▸ **Aim of the task**
Without the pictures, set down every line of the data exactly.

▸ **Source material**
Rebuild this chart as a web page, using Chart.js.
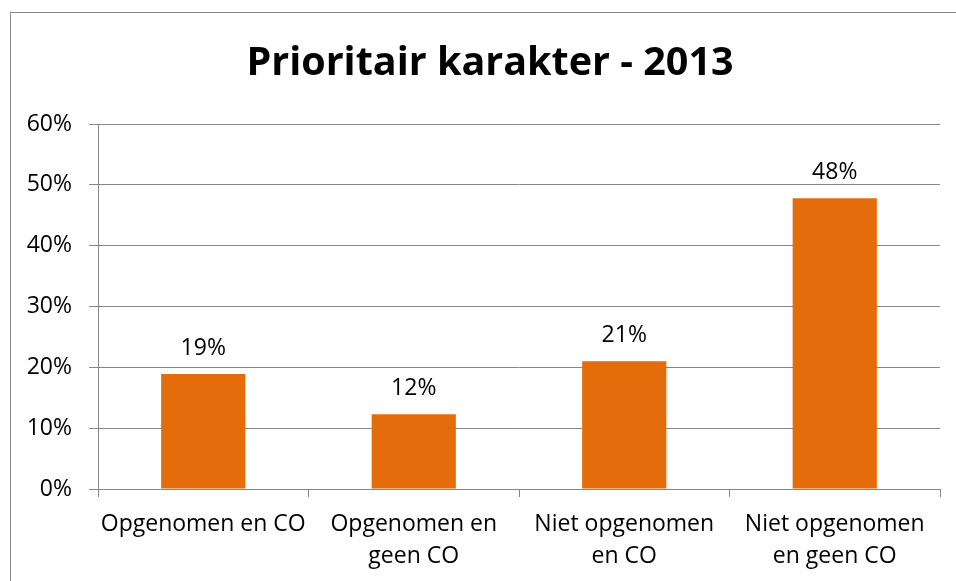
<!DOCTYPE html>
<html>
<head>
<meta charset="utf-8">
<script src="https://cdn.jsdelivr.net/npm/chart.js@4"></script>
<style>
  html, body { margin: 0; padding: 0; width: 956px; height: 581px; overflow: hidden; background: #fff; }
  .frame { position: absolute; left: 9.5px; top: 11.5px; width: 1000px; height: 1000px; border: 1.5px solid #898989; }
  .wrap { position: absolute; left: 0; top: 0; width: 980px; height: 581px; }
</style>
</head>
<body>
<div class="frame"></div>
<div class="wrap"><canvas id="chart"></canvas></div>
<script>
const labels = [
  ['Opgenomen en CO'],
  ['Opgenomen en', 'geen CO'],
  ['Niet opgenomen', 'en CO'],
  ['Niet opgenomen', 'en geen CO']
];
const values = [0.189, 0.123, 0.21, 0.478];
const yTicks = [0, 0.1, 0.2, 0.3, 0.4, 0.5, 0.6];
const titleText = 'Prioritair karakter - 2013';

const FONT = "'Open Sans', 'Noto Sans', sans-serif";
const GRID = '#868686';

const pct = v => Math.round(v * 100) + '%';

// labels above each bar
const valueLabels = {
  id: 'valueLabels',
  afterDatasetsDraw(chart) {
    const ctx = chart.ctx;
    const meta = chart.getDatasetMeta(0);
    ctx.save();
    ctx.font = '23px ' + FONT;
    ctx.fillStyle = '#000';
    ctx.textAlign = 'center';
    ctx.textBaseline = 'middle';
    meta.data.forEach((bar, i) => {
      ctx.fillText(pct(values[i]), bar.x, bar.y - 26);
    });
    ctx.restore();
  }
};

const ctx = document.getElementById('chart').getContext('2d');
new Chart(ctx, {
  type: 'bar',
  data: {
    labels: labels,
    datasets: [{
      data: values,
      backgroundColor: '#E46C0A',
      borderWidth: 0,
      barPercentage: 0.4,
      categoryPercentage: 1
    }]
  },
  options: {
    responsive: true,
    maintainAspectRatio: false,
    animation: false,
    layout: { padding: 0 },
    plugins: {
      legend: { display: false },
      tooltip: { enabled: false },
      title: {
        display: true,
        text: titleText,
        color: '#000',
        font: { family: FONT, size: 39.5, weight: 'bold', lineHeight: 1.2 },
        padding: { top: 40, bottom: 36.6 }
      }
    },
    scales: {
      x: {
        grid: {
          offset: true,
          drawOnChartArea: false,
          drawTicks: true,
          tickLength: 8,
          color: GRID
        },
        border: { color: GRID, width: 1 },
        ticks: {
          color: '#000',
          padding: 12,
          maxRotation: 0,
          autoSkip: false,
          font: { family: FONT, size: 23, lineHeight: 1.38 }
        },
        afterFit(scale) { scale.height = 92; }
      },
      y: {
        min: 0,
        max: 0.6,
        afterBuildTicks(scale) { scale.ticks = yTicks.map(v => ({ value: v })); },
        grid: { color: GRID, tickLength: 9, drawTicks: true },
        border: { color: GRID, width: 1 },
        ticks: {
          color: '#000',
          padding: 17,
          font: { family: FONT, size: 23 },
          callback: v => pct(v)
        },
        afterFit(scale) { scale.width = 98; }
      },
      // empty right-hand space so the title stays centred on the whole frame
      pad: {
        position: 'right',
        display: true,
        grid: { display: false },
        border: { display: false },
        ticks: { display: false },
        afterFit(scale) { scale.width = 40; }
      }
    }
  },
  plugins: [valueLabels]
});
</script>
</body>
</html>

▸ **Solution to the exercise**
Rebuild this chart as a web page, using Chart.js.
<!DOCTYPE html>
<html>
<head>
<meta charset="utf-8">
<script src="https://cdn.jsdelivr.net/npm/chart.js@4"></script>
<style>
  html, body { margin: 0; padding: 0; width: 956px; height: 581px; overflow: hidden; background: #fff; }
  .frame { position: absolute; left: 9.5px; top: 11.5px; width: 1000px; height: 1000px; border: 1.5px solid #898989; }
  .wrap { position: absolute; left: 0; top: 0; width: 980px; height: 581px; }
</style>
</head>
<body>
<div class="frame"></div>
<div class="wrap"><canvas id="chart"></canvas></div>
<script>
const labels = [
  ['Opgenomen en CO'],
  ['Opgenomen en', 'geen CO'],
  ['Niet opgenomen', 'en CO'],
  ['Niet opgenomen', 'en geen CO']
];
const values = [0.189, 0.123, 0.21, 0.478];
const yTicks = [0, 0.1, 0.2, 0.3, 0.4, 0.5, 0.6];
const titleText = 'Prioritair karakter - 2013';

const FONT = "'Open Sans', 'Noto Sans', sans-serif";
const GRID = '#868686';

const pct = v => Math.round(v * 100) + '%';

// labels above each bar
const valueLabels = {
  id: 'valueLabels',
  afterDatasetsDraw(chart) {
    const ctx = chart.ctx;
    const meta = chart.getDatasetMeta(0);
    ctx.save();
    ctx.font = '23px ' + FONT;
    ctx.fillStyle = '#000';
    ctx.textAlign = 'center';
    ctx.textBaseline = 'middle';
    meta.data.forEach((bar, i) => {
      ctx.fillText(pct(values[i]), bar.x, bar.y - 26);
    });
    ctx.restore();
  }
};

const ctx = document.getElementById('chart').getContext('2d');
new Chart(ctx, {
  type: 'bar',
  data: {
    labels: labels,
    datasets: [{
      data: values,
      backgroundColor: '#E46C0A',
      borderWidth: 0,
      barPercentage: 0.4,
      categoryPercentage: 1
    }]
  },
  options: {
    responsive: true,
    maintainAspectRatio: false,
    animation: false,
    layout: { padding: 0 },
    plugins: {
      legend: { display: false },
      tooltip: { enabled: false },
      title: {
        display: true,
        text: titleText,
        color: '#000',
        font: { family: FONT, size: 39.5, weight: 'bold', lineHeight: 1.2 },
        padding: { top: 40, bottom: 36.6 }
      }
    },
    scales: {
      x: {
        grid: {
          offset: true,
          drawOnChartArea: false,
          drawTicks: true,
          tickLength: 8,
          color: GRID
        },
        border: { color: GRID, width: 1 },
        ticks: {
          color: '#000',
          padding: 12,
          maxRotation: 0,
          autoSkip: false,
          font: { family: FONT, size: 23, lineHeight: 1.38 }
        },
        afterFit(scale) { scale.height = 92; }
      },
      y: {
        min: 0,
        max: 0.6,
        afterBuildTicks(scale) { scale.ticks = yTicks.map(v => ({ value: v })); },
        grid: { color: GRID, tickLength: 9, drawTicks: true },
        border: { color: GRID, width: 1 },
        ticks: {
          color: '#000',
          padding: 17,
          font: { family: FONT, size: 23 },
          callback: v => pct(v)
        },
        afterFit(scale) { scale.width = 98; }
      },
      // empty right-hand space so the title stays centred on the whole frame
      pad: {
        position: 'right',
        display: true,
        grid: { display: false },
        border: { display: false },
        ticks: { display: false },
        afterFit(scale) { scale.width = 40; }
      }
    }
  },
  plugins: [valueLabels]
});
</script>
</body>
</html>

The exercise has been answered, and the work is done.